Atando cabos soy un hacha. Hace siete años, cuando desperté la mañana del día siguiente a la legalización del matrimonio homosexual, me di cuenta de que el sol estaba igual que el día anterior, el mar no era sangre, no había grietas hacia el infierno abriéndose bajo nuestros pies y la sensación que percibí entre la gente era que seguía con su vida y sus cosas. Y me dije “tate, esto va a ser que el mundo no se acaba”.

No pocas voces llevaban meses alertando de que aquello era el fin de la familia, de la civilización y del universo.
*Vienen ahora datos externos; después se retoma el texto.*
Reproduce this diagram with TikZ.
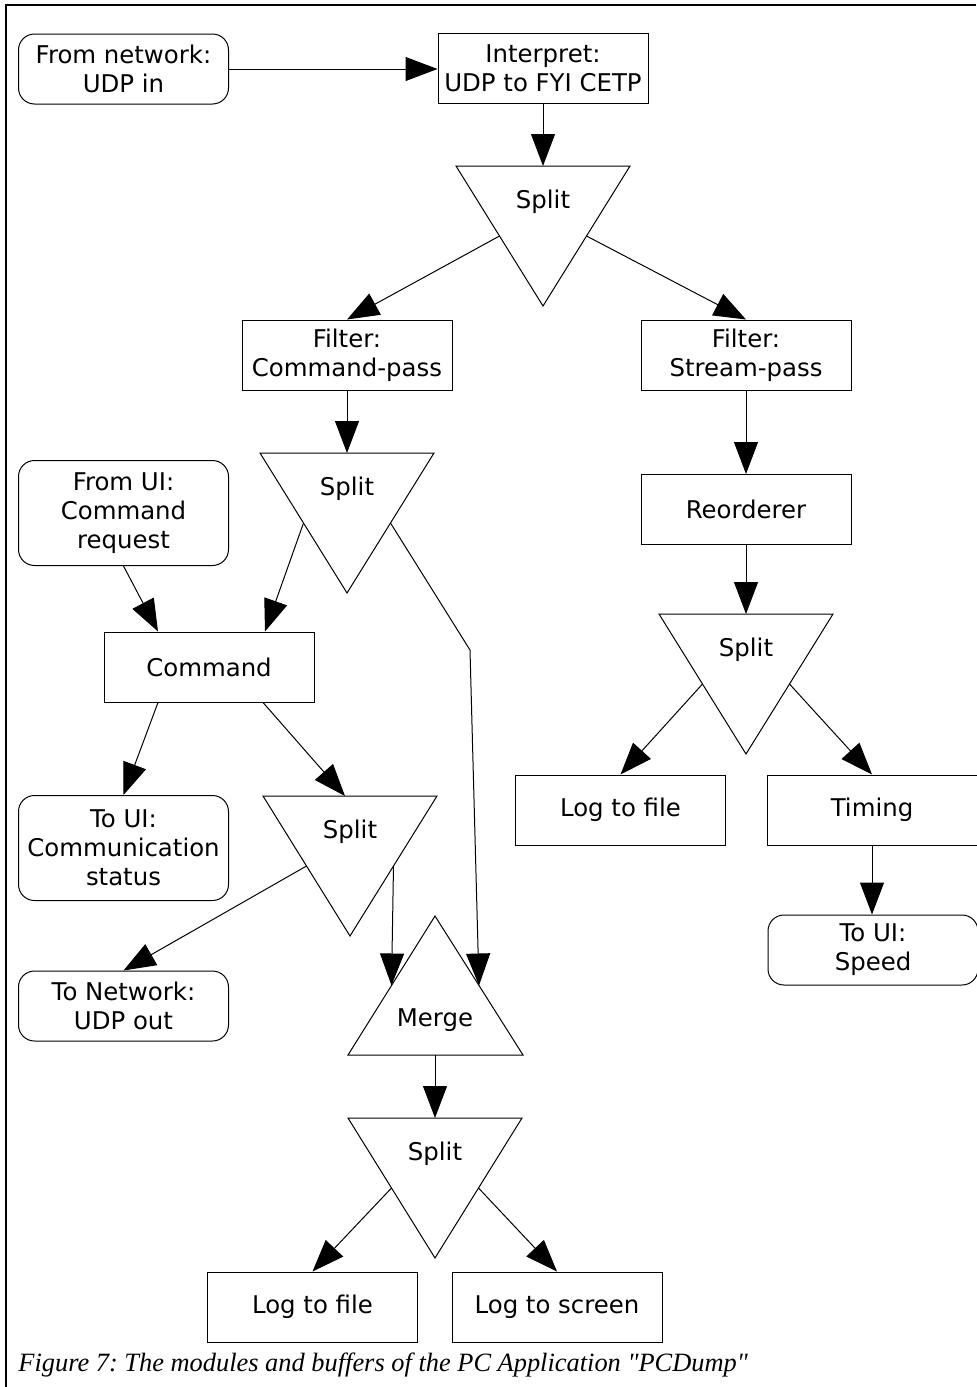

Señores vestidos esperpénticamente, que además habían renunciado a formar una familia propia, vociferaban que todo tipo de calamidades vendrían a consecuencia de que los gais y las lesbianas pudieran casarse igual que los heterosexuales. Pero nada, oye. Ni un triste apocalipsillo que llevarse a la boca.

Esta semana, el Constitucional ha cercenado la última esperanza de toda esa pobre gente que quería imponer su homofobia, sancionando que el matrimonio homosexual tiene encaje en nuestra Carta Magna. Siete años albergando ilusiones, desparramando odio, invocando como autoridad a un tipo que se llama Aquilino Polaino (¡Aquilino Polaino! Ni Hanna Barbera en su momento más desatado), para nada. Siete años de esfuerzos para que un tribunal te diga que no, que vivas y dejes vivir. Qué disgusto para los homófobos, que también son personas.

Si se topa usted con un homófobo estos días, compadézcale, lo está pasando mal. Y ayúdele a salir del armario en el que muchos de ellos viven estúpidamente encerrados.